[Begin DATA EXCERPTS]

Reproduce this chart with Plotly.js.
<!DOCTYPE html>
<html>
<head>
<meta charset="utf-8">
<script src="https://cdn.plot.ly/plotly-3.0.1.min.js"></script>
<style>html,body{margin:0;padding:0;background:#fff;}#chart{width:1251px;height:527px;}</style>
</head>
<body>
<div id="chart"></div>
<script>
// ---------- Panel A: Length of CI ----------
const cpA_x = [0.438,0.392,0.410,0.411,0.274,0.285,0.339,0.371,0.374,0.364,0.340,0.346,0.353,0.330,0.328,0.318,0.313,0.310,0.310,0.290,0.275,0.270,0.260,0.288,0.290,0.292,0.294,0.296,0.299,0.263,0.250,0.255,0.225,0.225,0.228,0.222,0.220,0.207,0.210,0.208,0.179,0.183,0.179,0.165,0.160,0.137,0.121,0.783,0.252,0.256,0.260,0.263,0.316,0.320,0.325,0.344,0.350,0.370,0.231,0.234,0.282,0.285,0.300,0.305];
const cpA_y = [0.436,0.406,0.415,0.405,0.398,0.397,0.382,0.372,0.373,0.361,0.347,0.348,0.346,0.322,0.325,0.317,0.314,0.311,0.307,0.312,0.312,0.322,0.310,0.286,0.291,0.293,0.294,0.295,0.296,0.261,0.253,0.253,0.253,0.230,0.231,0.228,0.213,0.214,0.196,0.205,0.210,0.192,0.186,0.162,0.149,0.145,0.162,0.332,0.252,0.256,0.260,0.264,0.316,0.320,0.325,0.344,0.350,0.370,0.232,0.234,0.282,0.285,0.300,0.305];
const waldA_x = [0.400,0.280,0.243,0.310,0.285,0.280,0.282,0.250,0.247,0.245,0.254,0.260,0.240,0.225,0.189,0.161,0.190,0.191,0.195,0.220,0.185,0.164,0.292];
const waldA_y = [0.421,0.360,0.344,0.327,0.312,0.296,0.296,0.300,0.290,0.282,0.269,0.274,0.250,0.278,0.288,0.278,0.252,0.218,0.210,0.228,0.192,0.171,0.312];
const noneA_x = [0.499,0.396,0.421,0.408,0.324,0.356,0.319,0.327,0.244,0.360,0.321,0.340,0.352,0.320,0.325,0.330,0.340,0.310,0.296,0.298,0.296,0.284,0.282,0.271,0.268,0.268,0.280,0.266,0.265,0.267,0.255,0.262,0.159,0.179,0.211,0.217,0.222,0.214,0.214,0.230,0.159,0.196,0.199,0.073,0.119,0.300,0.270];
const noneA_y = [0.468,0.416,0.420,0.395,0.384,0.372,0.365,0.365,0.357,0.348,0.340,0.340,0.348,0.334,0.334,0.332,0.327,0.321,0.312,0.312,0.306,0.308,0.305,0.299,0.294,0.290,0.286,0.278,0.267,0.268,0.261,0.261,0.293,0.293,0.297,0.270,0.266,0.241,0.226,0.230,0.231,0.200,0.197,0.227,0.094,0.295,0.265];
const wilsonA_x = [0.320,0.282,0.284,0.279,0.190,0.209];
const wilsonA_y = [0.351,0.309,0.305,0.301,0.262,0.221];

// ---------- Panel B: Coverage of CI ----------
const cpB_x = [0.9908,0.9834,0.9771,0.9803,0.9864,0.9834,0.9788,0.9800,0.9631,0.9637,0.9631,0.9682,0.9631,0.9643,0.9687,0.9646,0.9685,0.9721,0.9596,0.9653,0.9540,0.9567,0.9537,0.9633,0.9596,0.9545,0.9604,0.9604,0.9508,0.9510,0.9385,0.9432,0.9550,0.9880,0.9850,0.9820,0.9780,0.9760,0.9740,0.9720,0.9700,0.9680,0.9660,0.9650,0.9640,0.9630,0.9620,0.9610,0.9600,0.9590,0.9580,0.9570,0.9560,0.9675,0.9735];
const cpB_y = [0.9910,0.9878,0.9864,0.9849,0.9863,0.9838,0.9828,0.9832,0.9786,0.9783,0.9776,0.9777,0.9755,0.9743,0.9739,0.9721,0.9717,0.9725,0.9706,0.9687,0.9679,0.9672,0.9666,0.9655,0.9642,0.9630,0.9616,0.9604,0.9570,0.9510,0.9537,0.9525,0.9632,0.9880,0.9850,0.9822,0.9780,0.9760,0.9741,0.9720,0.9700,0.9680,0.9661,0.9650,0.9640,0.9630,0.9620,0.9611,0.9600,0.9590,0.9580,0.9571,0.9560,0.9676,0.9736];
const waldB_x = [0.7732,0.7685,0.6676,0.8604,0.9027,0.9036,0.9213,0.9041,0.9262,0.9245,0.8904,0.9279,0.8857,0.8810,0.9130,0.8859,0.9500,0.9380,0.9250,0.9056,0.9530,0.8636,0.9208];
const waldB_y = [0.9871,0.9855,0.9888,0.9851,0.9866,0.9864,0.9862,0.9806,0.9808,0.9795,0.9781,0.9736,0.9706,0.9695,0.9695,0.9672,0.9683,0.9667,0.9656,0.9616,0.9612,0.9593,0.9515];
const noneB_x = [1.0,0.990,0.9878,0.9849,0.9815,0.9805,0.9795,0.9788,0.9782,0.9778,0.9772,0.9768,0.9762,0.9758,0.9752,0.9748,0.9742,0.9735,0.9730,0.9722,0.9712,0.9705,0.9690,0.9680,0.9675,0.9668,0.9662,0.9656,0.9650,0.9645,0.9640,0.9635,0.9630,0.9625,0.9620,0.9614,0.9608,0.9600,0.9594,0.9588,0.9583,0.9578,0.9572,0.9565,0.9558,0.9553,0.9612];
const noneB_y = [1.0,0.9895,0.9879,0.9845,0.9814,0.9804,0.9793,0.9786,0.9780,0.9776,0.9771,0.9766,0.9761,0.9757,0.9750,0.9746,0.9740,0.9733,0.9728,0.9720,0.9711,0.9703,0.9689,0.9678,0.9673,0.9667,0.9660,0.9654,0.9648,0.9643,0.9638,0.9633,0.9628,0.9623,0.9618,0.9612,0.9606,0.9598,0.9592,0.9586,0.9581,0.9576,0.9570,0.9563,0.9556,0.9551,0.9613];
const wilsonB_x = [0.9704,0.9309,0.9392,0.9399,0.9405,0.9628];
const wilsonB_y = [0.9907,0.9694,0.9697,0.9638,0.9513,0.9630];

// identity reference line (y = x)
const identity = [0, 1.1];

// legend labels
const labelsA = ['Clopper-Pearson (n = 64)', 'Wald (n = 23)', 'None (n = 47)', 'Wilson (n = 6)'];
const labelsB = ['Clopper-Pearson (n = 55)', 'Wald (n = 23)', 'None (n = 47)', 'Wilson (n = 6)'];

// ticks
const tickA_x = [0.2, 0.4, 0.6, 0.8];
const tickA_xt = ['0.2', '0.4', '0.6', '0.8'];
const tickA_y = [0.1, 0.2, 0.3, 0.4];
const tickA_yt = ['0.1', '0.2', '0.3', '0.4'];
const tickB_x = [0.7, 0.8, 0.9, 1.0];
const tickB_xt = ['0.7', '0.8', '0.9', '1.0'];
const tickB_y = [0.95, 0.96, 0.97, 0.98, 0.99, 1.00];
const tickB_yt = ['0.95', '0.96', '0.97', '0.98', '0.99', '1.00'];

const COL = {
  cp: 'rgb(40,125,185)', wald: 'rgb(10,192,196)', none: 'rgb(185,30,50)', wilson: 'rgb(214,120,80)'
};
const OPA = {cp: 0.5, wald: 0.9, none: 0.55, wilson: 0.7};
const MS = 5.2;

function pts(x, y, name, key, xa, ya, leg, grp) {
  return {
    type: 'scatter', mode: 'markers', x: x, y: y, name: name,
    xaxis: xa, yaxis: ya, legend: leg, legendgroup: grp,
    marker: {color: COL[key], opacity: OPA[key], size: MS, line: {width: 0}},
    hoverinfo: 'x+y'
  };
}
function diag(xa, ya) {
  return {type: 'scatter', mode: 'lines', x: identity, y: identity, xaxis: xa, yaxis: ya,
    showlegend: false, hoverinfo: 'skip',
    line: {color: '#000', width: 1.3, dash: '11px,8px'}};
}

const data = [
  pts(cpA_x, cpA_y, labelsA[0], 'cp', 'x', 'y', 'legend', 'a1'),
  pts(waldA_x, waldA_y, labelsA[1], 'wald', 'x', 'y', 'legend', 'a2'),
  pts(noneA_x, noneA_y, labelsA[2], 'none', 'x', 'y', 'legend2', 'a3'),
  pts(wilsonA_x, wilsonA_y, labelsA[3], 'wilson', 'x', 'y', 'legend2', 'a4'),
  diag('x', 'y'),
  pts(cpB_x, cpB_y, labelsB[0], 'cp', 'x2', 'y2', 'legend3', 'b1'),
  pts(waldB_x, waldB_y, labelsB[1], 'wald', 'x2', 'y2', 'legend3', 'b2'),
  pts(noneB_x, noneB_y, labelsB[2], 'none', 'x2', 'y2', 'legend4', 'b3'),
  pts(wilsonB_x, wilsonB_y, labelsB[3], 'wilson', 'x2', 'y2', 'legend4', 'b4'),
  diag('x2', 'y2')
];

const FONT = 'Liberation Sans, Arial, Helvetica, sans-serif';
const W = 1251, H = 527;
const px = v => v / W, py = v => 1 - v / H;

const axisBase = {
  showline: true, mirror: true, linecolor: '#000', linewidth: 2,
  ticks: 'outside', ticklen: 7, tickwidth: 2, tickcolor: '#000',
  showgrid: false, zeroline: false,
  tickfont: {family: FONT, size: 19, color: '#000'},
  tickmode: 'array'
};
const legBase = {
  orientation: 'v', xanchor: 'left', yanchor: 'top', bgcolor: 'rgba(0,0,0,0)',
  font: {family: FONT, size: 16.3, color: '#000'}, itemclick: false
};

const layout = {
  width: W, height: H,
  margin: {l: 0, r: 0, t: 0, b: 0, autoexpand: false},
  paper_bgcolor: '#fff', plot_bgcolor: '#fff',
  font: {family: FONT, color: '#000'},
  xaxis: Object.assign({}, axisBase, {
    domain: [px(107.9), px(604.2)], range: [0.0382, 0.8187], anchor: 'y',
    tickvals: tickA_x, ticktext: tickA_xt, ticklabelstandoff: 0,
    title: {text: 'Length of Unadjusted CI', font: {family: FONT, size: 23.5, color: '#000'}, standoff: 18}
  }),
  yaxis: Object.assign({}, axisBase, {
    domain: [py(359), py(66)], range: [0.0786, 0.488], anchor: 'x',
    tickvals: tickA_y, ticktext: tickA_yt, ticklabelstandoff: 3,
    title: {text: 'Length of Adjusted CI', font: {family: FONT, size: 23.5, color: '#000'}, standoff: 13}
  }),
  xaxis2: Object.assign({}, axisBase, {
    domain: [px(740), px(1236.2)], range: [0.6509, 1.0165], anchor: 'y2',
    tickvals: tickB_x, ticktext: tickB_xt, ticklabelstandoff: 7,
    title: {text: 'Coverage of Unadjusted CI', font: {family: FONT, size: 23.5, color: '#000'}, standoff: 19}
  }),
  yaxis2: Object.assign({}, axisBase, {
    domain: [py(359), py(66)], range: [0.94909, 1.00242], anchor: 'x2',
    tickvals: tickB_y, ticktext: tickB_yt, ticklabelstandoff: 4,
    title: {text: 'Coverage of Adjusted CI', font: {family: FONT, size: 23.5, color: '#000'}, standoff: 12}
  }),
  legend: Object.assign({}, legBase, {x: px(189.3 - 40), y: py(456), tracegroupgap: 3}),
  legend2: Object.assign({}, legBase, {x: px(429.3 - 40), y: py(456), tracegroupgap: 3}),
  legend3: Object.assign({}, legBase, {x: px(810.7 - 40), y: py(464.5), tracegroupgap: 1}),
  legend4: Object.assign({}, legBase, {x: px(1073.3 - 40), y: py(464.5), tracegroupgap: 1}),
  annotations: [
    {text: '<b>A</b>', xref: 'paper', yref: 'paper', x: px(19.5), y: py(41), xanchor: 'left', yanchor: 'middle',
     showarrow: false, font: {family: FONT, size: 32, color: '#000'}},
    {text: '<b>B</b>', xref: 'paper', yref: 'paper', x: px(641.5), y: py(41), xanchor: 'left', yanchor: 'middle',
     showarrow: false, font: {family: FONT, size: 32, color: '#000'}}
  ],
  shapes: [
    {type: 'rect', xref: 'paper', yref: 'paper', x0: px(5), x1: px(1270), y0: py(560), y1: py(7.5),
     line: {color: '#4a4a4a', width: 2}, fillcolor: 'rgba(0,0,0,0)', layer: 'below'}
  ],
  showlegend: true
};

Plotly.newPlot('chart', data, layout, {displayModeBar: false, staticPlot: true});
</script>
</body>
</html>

[End DATA EXCERPTS]
[Begin DATA EXCERPTS]

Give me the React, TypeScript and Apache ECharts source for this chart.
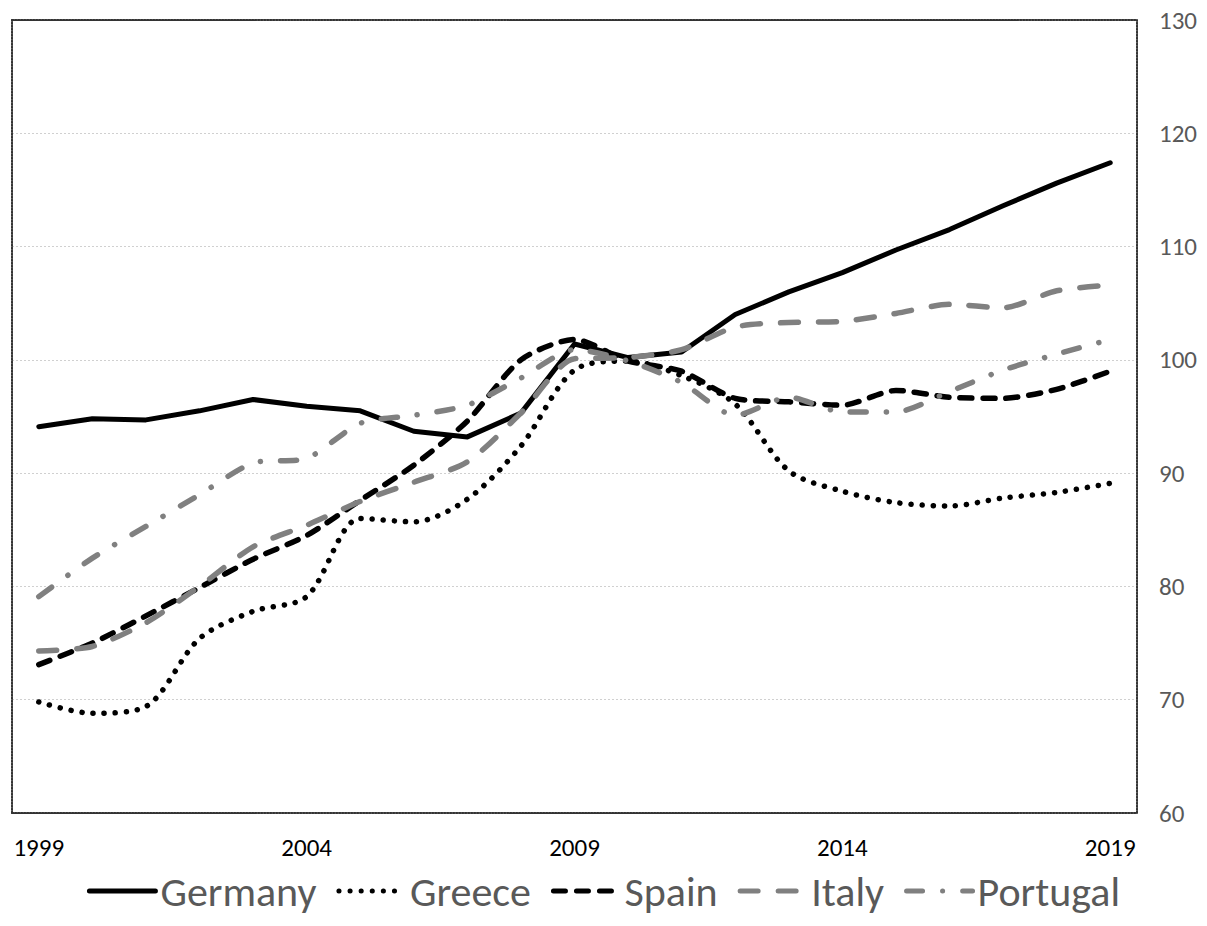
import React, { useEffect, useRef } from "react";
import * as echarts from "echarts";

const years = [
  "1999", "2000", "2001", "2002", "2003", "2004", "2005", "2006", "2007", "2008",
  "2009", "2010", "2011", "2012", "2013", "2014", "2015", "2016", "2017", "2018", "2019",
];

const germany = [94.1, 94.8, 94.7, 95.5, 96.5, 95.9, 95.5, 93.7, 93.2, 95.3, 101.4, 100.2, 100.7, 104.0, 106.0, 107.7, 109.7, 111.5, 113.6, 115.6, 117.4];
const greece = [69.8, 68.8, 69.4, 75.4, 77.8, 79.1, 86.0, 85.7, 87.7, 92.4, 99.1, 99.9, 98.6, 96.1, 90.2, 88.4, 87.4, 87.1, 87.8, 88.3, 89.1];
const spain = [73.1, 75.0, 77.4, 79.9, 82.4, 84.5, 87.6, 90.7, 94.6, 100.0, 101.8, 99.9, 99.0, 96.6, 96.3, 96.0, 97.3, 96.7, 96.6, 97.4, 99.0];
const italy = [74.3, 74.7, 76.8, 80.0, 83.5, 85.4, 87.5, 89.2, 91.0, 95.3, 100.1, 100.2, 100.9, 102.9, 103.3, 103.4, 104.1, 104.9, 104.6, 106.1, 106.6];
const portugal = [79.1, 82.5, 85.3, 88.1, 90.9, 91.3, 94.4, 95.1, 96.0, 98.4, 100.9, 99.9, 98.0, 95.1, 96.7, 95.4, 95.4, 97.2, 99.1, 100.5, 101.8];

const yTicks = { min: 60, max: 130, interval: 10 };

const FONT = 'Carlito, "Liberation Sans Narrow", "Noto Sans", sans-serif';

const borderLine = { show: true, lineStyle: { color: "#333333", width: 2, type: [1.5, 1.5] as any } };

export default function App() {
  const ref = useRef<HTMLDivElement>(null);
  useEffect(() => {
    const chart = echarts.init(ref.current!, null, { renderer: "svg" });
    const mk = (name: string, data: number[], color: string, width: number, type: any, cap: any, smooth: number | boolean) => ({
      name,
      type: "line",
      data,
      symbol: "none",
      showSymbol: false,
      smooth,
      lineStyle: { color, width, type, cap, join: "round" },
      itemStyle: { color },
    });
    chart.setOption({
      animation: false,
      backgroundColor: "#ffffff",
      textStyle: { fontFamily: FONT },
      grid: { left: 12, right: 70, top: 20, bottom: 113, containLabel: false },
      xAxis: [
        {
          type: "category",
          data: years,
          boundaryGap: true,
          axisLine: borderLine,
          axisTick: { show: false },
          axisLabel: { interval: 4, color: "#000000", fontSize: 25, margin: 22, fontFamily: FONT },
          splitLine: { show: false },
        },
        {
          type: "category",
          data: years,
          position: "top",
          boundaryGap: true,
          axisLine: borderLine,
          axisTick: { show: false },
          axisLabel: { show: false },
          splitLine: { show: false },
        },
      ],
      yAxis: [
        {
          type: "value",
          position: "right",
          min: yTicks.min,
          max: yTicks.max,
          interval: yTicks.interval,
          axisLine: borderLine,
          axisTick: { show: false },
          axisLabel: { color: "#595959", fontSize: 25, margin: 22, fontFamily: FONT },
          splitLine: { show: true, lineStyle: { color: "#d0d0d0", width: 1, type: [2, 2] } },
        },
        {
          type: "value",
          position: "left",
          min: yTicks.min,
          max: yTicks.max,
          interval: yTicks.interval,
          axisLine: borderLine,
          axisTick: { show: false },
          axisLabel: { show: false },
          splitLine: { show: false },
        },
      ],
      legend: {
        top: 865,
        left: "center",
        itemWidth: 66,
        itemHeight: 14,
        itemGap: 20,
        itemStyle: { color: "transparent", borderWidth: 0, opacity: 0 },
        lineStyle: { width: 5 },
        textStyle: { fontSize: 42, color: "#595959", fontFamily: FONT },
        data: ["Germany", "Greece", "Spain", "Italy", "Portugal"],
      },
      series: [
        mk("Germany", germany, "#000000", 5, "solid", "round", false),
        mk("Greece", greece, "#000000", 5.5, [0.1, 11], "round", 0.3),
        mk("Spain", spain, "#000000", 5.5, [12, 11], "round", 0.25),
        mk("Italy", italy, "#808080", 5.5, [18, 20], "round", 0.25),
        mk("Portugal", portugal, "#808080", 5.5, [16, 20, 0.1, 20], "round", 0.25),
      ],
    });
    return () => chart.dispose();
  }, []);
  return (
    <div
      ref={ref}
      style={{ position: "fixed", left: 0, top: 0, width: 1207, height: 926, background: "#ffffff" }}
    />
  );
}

[End DATA EXCERPTS]

WHAT IS EXPECTED. Look above for the line with "Give me the" and copy exactly from it through the line with "type: [1.5, 1.5]", both included. Omit the pictures.

SOLUTION BELOW.
Give me the React, TypeScript and Apache ECharts source for this chart.
import React, { useEffect, useRef } from "react";
import * as echarts from "echarts";

const years = [
  "1999", "2000", "2001", "2002", "2003", "2004", "2005", "2006", "2007", "2008",
  "2009", "2010", "2011", "2012", "2013", "2014", "2015", "2016", "2017", "2018", "2019",
];

const germany = [94.1, 94.8, 94.7, 95.5, 96.5, 95.9, 95.5, 93.7, 93.2, 95.3, 101.4, 100.2, 100.7, 104.0, 106.0, 107.7, 109.7, 111.5, 113.6, 115.6, 117.4];
const greece = [69.8, 68.8, 69.4, 75.4, 77.8, 79.1, 86.0, 85.7, 87.7, 92.4, 99.1, 99.9, 98.6, 96.1, 90.2, 88.4, 87.4, 87.1, 87.8, 88.3, 89.1];
const spain = [73.1, 75.0, 77.4, 79.9, 82.4, 84.5, 87.6, 90.7, 94.6, 100.0, 101.8, 99.9, 99.0, 96.6, 96.3, 96.0, 97.3, 96.7, 96.6, 97.4, 99.0];
const italy = [74.3, 74.7, 76.8, 80.0, 83.5, 85.4, 87.5, 89.2, 91.0, 95.3, 100.1, 100.2, 100.9, 102.9, 103.3, 103.4, 104.1, 104.9, 104.6, 106.1, 106.6];
const portugal = [79.1, 82.5, 85.3, 88.1, 90.9, 91.3, 94.4, 95.1, 96.0, 98.4, 100.9, 99.9, 98.0, 95.1, 96.7, 95.4, 95.4, 97.2, 99.1, 100.5, 101.8];

const yTicks = { min: 60, max: 130, interval: 10 };

const FONT = 'Carlito, "Liberation Sans Narrow", "Noto Sans", sans-serif';

const borderLine = { show: true, lineStyle: { color: "#333333", width: 2, type: [1.5, 1.5] as any } };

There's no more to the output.